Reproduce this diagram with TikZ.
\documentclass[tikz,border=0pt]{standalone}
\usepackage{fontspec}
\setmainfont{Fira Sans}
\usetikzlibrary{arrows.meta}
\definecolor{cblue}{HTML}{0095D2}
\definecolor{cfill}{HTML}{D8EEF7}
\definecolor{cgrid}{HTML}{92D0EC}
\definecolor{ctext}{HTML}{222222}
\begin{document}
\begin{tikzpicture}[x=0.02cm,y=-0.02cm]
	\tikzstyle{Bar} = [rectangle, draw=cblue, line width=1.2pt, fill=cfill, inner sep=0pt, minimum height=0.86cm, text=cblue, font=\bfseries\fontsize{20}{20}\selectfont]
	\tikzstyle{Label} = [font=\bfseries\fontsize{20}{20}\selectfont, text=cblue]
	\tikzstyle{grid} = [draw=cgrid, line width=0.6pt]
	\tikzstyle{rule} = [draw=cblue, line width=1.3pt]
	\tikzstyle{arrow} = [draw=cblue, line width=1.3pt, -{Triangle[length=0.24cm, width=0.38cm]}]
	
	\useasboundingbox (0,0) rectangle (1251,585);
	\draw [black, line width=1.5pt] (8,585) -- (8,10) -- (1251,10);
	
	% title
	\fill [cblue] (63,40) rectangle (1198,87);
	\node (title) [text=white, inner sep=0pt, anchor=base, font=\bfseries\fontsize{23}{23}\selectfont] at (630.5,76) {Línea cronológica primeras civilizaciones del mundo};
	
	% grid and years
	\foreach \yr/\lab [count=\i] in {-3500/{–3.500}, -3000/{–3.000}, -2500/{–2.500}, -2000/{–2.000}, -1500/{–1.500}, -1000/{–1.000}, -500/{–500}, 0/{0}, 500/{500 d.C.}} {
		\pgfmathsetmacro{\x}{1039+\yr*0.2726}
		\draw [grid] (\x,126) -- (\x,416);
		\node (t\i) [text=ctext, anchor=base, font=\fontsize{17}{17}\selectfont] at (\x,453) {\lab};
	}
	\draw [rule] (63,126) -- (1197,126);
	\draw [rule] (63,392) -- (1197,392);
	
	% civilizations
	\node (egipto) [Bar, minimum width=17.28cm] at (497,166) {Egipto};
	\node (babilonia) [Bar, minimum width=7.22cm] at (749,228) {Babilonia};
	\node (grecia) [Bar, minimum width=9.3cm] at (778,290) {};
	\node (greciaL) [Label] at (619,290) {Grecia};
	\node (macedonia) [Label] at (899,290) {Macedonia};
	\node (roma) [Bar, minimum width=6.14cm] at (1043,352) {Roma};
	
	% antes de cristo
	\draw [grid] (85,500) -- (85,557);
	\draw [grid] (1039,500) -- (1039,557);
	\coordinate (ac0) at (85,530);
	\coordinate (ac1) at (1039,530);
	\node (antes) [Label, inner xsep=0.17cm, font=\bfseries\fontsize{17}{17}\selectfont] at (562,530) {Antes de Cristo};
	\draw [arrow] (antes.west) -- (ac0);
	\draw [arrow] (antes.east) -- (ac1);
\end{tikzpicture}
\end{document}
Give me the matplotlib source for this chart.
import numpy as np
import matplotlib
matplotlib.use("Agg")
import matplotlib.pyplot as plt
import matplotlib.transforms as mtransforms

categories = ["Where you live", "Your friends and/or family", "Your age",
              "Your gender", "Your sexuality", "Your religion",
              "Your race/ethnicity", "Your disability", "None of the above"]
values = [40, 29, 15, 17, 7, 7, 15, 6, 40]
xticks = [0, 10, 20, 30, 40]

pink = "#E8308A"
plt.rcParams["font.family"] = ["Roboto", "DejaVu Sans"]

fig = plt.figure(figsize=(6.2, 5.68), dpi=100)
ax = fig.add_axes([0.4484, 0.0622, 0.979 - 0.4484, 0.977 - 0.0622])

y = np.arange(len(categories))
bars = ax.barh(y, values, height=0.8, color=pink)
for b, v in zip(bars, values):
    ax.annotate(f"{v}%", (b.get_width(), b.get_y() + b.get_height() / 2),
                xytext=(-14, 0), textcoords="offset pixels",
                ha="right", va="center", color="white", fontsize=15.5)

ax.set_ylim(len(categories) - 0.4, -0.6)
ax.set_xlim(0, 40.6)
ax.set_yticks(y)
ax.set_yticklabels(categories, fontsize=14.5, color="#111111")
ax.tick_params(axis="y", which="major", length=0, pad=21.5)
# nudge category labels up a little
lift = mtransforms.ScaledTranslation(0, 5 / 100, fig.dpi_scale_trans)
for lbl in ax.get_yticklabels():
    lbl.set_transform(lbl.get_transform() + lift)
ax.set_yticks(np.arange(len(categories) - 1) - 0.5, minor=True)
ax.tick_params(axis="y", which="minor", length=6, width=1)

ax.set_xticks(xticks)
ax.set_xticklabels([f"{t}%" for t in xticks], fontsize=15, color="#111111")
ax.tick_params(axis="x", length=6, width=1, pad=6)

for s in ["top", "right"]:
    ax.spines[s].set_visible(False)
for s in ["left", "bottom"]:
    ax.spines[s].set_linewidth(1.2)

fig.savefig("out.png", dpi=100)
· · ·
» SHORT TASK:
Write out every entry verbatim.

» SOLUTION TO THE PROBLEM:
Reproduce this diagram with TikZ.
\documentclass[tikz,border=0pt]{standalone}
\usepackage{fontspec}
\setmainfont{Fira Sans}
\usetikzlibrary{arrows.meta}
\definecolor{cblue}{HTML}{0095D2}
\definecolor{cfill}{HTML}{D8EEF7}
\definecolor{cgrid}{HTML}{92D0EC}
\definecolor{ctext}{HTML}{222222}
\begin{document}
\begin{tikzpicture}[x=0.02cm,y=-0.02cm]
	\tikzstyle{Bar} = [rectangle, draw=cblue, line width=1.2pt, fill=cfill, inner sep=0pt, minimum height=0.86cm, text=cblue, font=\bfseries\fontsize{20}{20}\selectfont]
	\tikzstyle{Label} = [font=\bfseries\fontsize{20}{20}\selectfont, text=cblue]
	\tikzstyle{grid} = [draw=cgrid, line width=0.6pt]
	\tikzstyle{rule} = [draw=cblue, line width=1.3pt]
	\tikzstyle{arrow} = [draw=cblue, line width=1.3pt, -{Triangle[length=0.24cm, width=0.38cm]}]
	
	\useasboundingbox (0,0) rectangle (1251,585);
	\draw [black, line width=1.5pt] (8,585) -- (8,10) -- (1251,10);
	
	% title
	\fill [cblue] (63,40) rectangle (1198,87);
	\node (title) [text=white, inner sep=0pt, anchor=base, font=\bfseries\fontsize{23}{23}\selectfont] at (630.5,76) {Línea cronológica primeras civilizaciones del mundo};
	
	% grid and years
	\foreach \yr/\lab [count=\i] in {-3500/{–3.500}, -3000/{–3.000}, -2500/{–2.500}, -2000/{–2.000}, -1500/{–1.500}, -1000/{–1.000}, -500/{–500}, 0/{0}, 500/{500 d.C.}} {
		\pgfmathsetmacro{\x}{1039+\yr*0.2726}
		\draw [grid] (\x,126) -- (\x,416);
		\node (t\i) [text=ctext, anchor=base, font=\fontsize{17}{17}\selectfont] at (\x,453) {\lab};
	}
	\draw [rule] (63,126) -- (1197,126);
	\draw [rule] (63,392) -- (1197,392);
	
	% civilizations
	\node (egipto) [Bar, minimum width=17.28cm] at (497,166) {Egipto};
	\node (babilonia) [Bar, minimum width=7.22cm] at (749,228) {Babilonia};
	\node (grecia) [Bar, minimum width=9.3cm] at (778,290) {};
	\node (greciaL) [Label] at (619,290) {Grecia};
	\node (macedonia) [Label] at (899,290) {Macedonia};
	\node (roma) [Bar, minimum width=6.14cm] at (1043,352) {Roma};
	
	% antes de cristo
	\draw [grid] (85,500) -- (85,557);
	\draw [grid] (1039,500) -- (1039,557);
	\coordinate (ac0) at (85,530);
	\coordinate (ac1) at (1039,530);
	\node (antes) [Label, inner xsep=0.17cm, font=\bfseries\fontsize{17}{17}\selectfont] at (562,530) {Antes de Cristo};
	\draw [arrow] (antes.west) -- (ac0);
	\draw [arrow] (antes.east) -- (ac1);
\end{tikzpicture}
\end{document}
Give me the matplotlib source for this chart.
import numpy as np
import matplotlib
matplotlib.use("Agg")
import matplotlib.pyplot as plt
import matplotlib.transforms as mtransforms

categories = ["Where you live", "Your friends and/or family", "Your age",
              "Your gender", "Your sexuality", "Your religion",
              "Your race/ethnicity", "Your disability", "None of the above"]
values = [40, 29, 15, 17, 7, 7, 15, 6, 40]
xticks = [0, 10, 20, 30, 40]

pink = "#E8308A"
plt.rcParams["font.family"] = ["Roboto", "DejaVu Sans"]

fig = plt.figure(figsize=(6.2, 5.68), dpi=100)
ax = fig.add_axes([0.4484, 0.0622, 0.979 - 0.4484, 0.977 - 0.0622])

y = np.arange(len(categories))
bars = ax.barh(y, values, height=0.8, color=pink)
for b, v in zip(bars, values):
    ax.annotate(f"{v}%", (b.get_width(), b.get_y() + b.get_height() / 2),
                xytext=(-14, 0), textcoords="offset pixels",
                ha="right", va="center", color="white", fontsize=15.5)

ax.set_ylim(len(categories) - 0.4, -0.6)
ax.set_xlim(0, 40.6)
ax.set_yticks(y)
ax.set_yticklabels(categories, fontsize=14.5, color="#111111")
ax.tick_params(axis="y", which="major", length=0, pad=21.5)
# nudge category labels up a little
lift = mtransforms.ScaledTranslation(0, 5 / 100, fig.dpi_scale_trans)
for lbl in ax.get_yticklabels():
    lbl.set_transform(lbl.get_transform() + lift)
ax.set_yticks(np.arange(len(categories) - 1) - 0.5, minor=True)
ax.tick_params(axis="y", which="minor", length=6, width=1)

ax.set_xticks(xticks)
ax.set_xticklabels([f"{t}%" for t in xticks], fontsize=15, color="#111111")
ax.tick_params(axis="x", length=6, width=1, pad=6)

for s in ["top", "right"]:
    ax.spines[s].set_visible(False)
for s in ["left", "bottom"]:
    ax.spines[s].set_linewidth(1.2)

fig.savefig("out.png", dpi=100)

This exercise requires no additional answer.